-------- Material

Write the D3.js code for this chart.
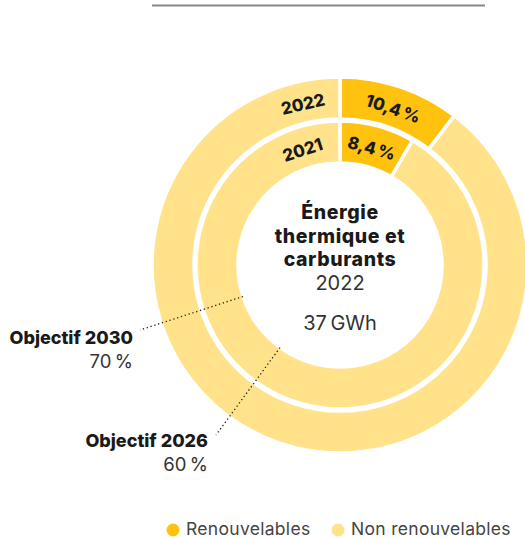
<!DOCTYPE html>
<html>
<head>
<meta charset="utf-8">
<script src="https://cdn.jsdelivr.net/npm/d3@7"></script>
<style>
  body { margin: 0; background: #fff; }
  svg { display: block; font-family: "Inter", "Lato", sans-serif; }
</style>
</head>
<body>
<svg id="chart" width="525" height="538"></svg>
<script>
// data
var years = ["2021", "2022"];
var renewShare = [8.4, 10.4];
var categories = ["Renouvelables", "Non renouvelables"];
var colors = ["#FFC20E", "#FFE289"];
var goals = [
    { label: "Objectif 2030", value: 70 },
    { label: "Objectif 2026", value: 60 },
];
var centerTitle = ["Énergie", "thermique et", "carburants"];
var centerYear = "2022";
var centerTotal = "37\u2009GWh";

var svg = d3.select("#chart"),
    cx = 340,
    cy = 265;

// top rule
svg.append("line")
    .attr("x1", 152).attr("x2", 485)
    .attr("y1", 5.5).attr("y2", 5.5)
    .attr("stroke", "#888").attr("stroke-width", 2);

var g = svg.append("g").attr("transform", "translate(" + cx + "," + cy + ")");

// ring radii: inner ring = 2021, outer ring = 2022
var rings = [
    { inner: 102, outer: 144 },
    { inner: 146, outer: 188 },
];

var angle = d3.scaleLinear().domain([0, 100]).range([0, 2 * Math.PI]);
var fmt = function (v) { return String(v).replace(".", ",") + "\u2009%"; };

years.forEach(function (yr, i) {
    var r = rings[i];
    var arc = d3.arc().innerRadius(r.inner).outerRadius(r.outer);
    var parts = [
        { start: 0, end: renewShare[i], color: colors[0] },
        { start: renewShare[i], end: 100, color: colors[1] },
    ];
    g.selectAll(".ring" + i)
        .data(parts)
        .enter()
        .append("path")
        .attr("class", "ring" + i)
        .attr("d", function (d) {
            return arc({ startAngle: angle(d.start), endAngle: angle(d.end) });
        })
        .attr("fill", function (d) { return d.color; })
        .attr("stroke", "#fff")
        .attr("stroke-width", 3.5);

    var mid = (r.inner + r.outer) / 2 - 2;

    // value label, rotated to the tangent
    var a = angle(renewShare[i] / 2) * 180 / Math.PI;
    g.append("text")
        .attr("transform", "rotate(" + a + ") translate(0," + (-mid) + ")")
        .attr("text-anchor", "middle")
        .attr("dy", "0.35em")
        .attr("font-weight", 800)
        .attr("font-size", 17)
        .attr("fill", "#1a1a1a")
        .text(fmt(renewShare[i]));

    // year label just before 0
    var ay = i === 0 ? -18 : -13;
    g.append("text")
        .attr("transform", "rotate(" + ay + ") translate(0," + (-mid) + ")")
        .attr("text-anchor", "middle")
        .attr("dy", "0.35em")
        .attr("font-weight", 800)
        .attr("font-size", 17)
        .attr("fill", "#1a1a1a")
        .text(yr);
});

// center text
var ct = g.append("g").attr("text-anchor", "middle").attr("fill", "#1a1a1a");
centerTitle.forEach(function (t, k) {
    ct.append("text")
        .attr("y", -46 + k * 23.5)
        .attr("font-weight", 800)
        .attr("font-size", 19.5)
        .attr("letter-spacing", 0.6)
        .text(t);
});
ct.append("text").attr("y", 25).attr("font-size", 20).attr("fill", "#333").text(centerYear);
ct.append("text").attr("y", 65).attr("font-size", 20).attr("fill", "#333").text(centerTotal);

// objectives
var goalPos = [
    { lx: 140, ly: 330, tx: 133, ty: 344 },
    { lx: 216, ly: 435, tx: 208, ty: 447 },
];
goals.forEach(function (d, i) {
    var a = angle(d.value);
    var px = cx + Math.sin(a) * rings[0].inner,
        py = cy - Math.cos(a) * rings[0].inner;
    var p = goalPos[i];
    svg.append("line")
        .attr("x1", px).attr("y1", py)
        .attr("x2", p.lx).attr("y2", p.ly)
        .attr("stroke", "#222")
        .attr("stroke-width", 1.3)
        .attr("stroke-dasharray", "1.3,2.7");
    svg.append("text")
        .attr("x", p.tx).attr("y", p.ty)
        .attr("text-anchor", "end")
        .attr("font-weight", 800)
        .attr("font-size", 18)
        .attr("fill", "#1a1a1a")
        .text(d.label);
    svg.append("text")
        .attr("x", p.tx).attr("y", p.ty + 24)
        .attr("text-anchor", "end")
        .attr("font-size", 18.5)
        .attr("fill", "#333")
        .text(fmt(d.value));
});

// legend
var legX = [173, 338];
categories.forEach(function (c, i) {
    svg.append("circle")
        .attr("cx", legX[i]).attr("cy", 530).attr("r", 6.5)
        .attr("fill", colors[i]);
    svg.append("text")
        .attr("x", legX[i] + 13).attr("y", 535)
        .attr("font-size", 17.5)
        .attr("letter-spacing", 0.3)
        .attr("fill", "#444")
        .text(c);
});
</script>
</body>
</html>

----------------

Transcribe all the data word for word; the images stay out.

* _Final answer_
Write the D3.js code for this chart.
<!DOCTYPE html>
<html>
<head>
<meta charset="utf-8">
<script src="https://cdn.jsdelivr.net/npm/d3@7"></script>
<style>
  body { margin: 0; background: #fff; }
  svg { display: block; font-family: "Inter", "Lato", sans-serif; }
</style>
</head>
<body>
<svg id="chart" width="525" height="538"></svg>
<script>
// data
var years = ["2021", "2022"];
var renewShare = [8.4, 10.4];
var categories = ["Renouvelables", "Non renouvelables"];
var colors = ["#FFC20E", "#FFE289"];
var goals = [
    { label: "Objectif 2030", value: 70 },
    { label: "Objectif 2026", value: 60 },
];
var centerTitle = ["Énergie", "thermique et", "carburants"];
var centerYear = "2022";
var centerTotal = "37\u2009GWh";

var svg = d3.select("#chart"),
    cx = 340,
    cy = 265;

// top rule
svg.append("line")
    .attr("x1", 152).attr("x2", 485)
    .attr("y1", 5.5).attr("y2", 5.5)
    .attr("stroke", "#888").attr("stroke-width", 2);

var g = svg.append("g").attr("transform", "translate(" + cx + "," + cy + ")");

// ring radii: inner ring = 2021, outer ring = 2022
var rings = [
    { inner: 102, outer: 144 },
    { inner: 146, outer: 188 },
];

var angle = d3.scaleLinear().domain([0, 100]).range([0, 2 * Math.PI]);
var fmt = function (v) { return String(v).replace(".", ",") + "\u2009%"; };

years.forEach(function (yr, i) {
    var r = rings[i];
    var arc = d3.arc().innerRadius(r.inner).outerRadius(r.outer);
    var parts = [
        { start: 0, end: renewShare[i], color: colors[0] },
        { start: renewShare[i], end: 100, color: colors[1] },
    ];
    g.selectAll(".ring" + i)
        .data(parts)
        .enter()
        .append("path")
        .attr("class", "ring" + i)
        .attr("d", function (d) {
            return arc({ startAngle: angle(d.start), endAngle: angle(d.end) });
        })
        .attr("fill", function (d) { return d.color; })
        .attr("stroke", "#fff")
        .attr("stroke-width", 3.5);

    var mid = (r.inner + r.outer) / 2 - 2;

    // value label, rotated to the tangent
    var a = angle(renewShare[i] / 2) * 180 / Math.PI;
    g.append("text")
        .attr("transform", "rotate(" + a + ") translate(0," + (-mid) + ")")
        .attr("text-anchor", "middle")
        .attr("dy", "0.35em")
        .attr("font-weight", 800)
        .attr("font-size", 17)
        .attr("fill", "#1a1a1a")
        .text(fmt(renewShare[i]));

    // year label just before 0
    var ay = i === 0 ? -18 : -13;
    g.append("text")
        .attr("transform", "rotate(" + ay + ") translate(0," + (-mid) + ")")
        .attr("text-anchor", "middle")
        .attr("dy", "0.35em")
        .attr("font-weight", 800)
        .attr("font-size", 17)
        .attr("fill", "#1a1a1a")
        .text(yr);
});

// center text
var ct = g.append("g").attr("text-anchor", "middle").attr("fill", "#1a1a1a");
centerTitle.forEach(function (t, k) {
    ct.append("text")
        .attr("y", -46 + k * 23.5)
        .attr("font-weight", 800)
        .attr("font-size", 19.5)
        .attr("letter-spacing", 0.6)
        .text(t);
});
ct.append("text").attr("y", 25).attr("font-size", 20).attr("fill", "#333").text(centerYear);
ct.append("text").attr("y", 65).attr("font-size", 20).attr("fill", "#333").text(centerTotal);

// objectives
var goalPos = [
    { lx: 140, ly: 330, tx: 133, ty: 344 },
    { lx: 216, ly: 435, tx: 208, ty: 447 },
];
goals.forEach(function (d, i) {
    var a = angle(d.value);
    var px = cx + Math.sin(a) * rings[0].inner,
        py = cy - Math.cos(a) * rings[0].inner;
    var p = goalPos[i];
    svg.append("line")
        .attr("x1", px).attr("y1", py)
        .attr("x2", p.lx).attr("y2", p.ly)
        .attr("stroke", "#222")
        .attr("stroke-width", 1.3)
        .attr("stroke-dasharray", "1.3,2.7");
    svg.append("text")
        .attr("x", p.tx).attr("y", p.ty)
        .attr("text-anchor", "end")
        .attr("font-weight", 800)
        .attr("font-size", 18)
        .attr("fill", "#1a1a1a")
        .text(d.label);
    svg.append("text")
        .attr("x", p.tx).attr("y", p.ty + 24)
        .attr("text-anchor", "end")
        .attr("font-size", 18.5)
        .attr("fill", "#333")
        .text(fmt(d.value));
});

// legend
var legX = [173, 338];
categories.forEach(function (c, i) {
    svg.append("circle")
        .attr("cx", legX[i]).attr("cy", 530).attr("r", 6.5)
        .attr("fill", colors[i]);
    svg.append("text")
        .attr("x", legX[i] + 13).attr("y", 535)
        .attr("font-size", 17.5)
        .attr("letter-spacing", 0.3)
        .attr("fill", "#444")
        .text(c);
});
</script>
</body>
</html>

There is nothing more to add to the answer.